Everybody knows about the five-second rule. You drop your corn dog on the ground only to quickly pick it up, exclaiming, "5 second rule!" Now everybody knows you're not some repulsive human being who likes eating dirt. Because if your food fell on the ground, gross, right? But if you think about it, everything we eat came from the ground and was just some filthy plant or animal at first. Healthy soil contains essential vitamins and minerals that are transformed into edible plants. This transformation allows our bodies to digest and metabolize the nutrition directly from a heaping pile of dirty wet mud. Maybe we should embrace food covered in dirt and think of the ground as a healthy part of our nutrition.

One of the best ways to include more dirt in our lives is through a garden. Gardening is rewarding on many levels. You can learn about the plants you eat, get slow and steady exercise with healthy vitamin D from the outdoors, and have an excuse to play in the mud. It's a slow process, but you'll be in awe of the first zucchini you pick that's somehow the size of a watermelon. No plant is more nutritious than the one you grow yourself with soil and care. The pride that comes with growing your first tomato makes you feel pretty awesome, too–go ahead and brush your shoulders off… there's some dirt on them.

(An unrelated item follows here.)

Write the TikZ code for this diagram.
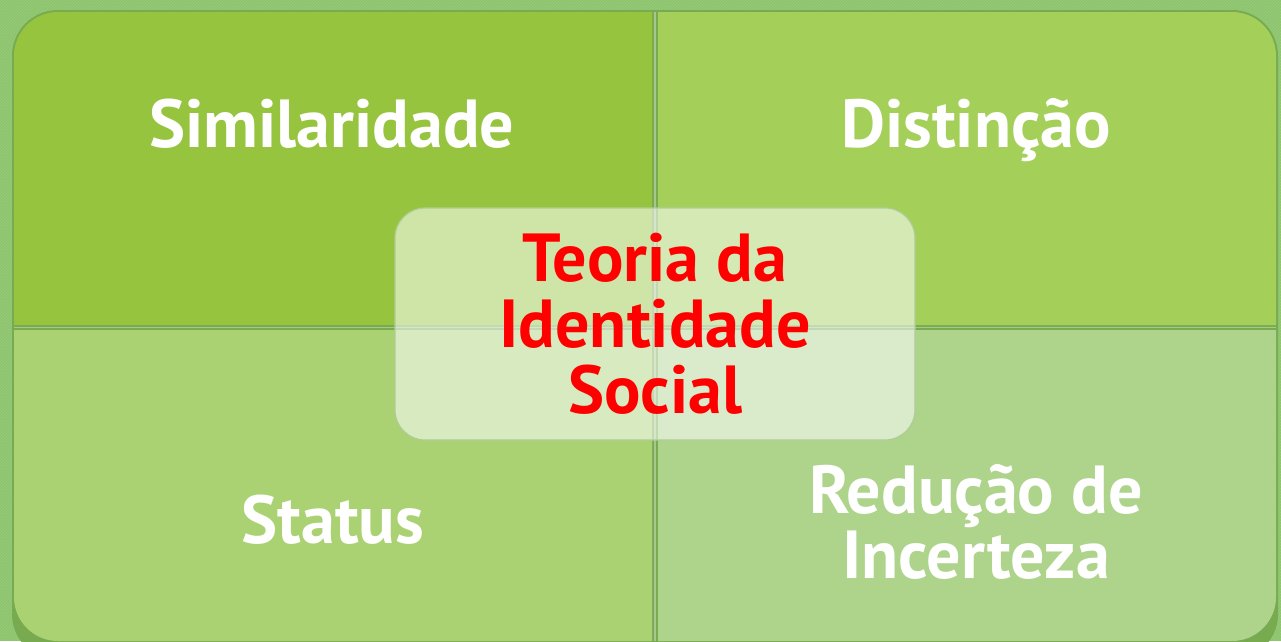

When it comes to gettin' down and dirty, start small. A few cucumbers here, a few carrots there. You can also have some plants growing inside with proper light and temperature. Throw in some grass pickin' chickens, mud munchin' pigs, and dirt jumpin' goats, and you've got yourself a small farm. If you're not into having your own garden or don't have space, join a local farmer's co-op or community garden. You could even start a neighborhood garden. Let's give dirt a helping hand and start treating food that's been on the ground as a good thing. A little dirt won't hurt. It supports our whole life.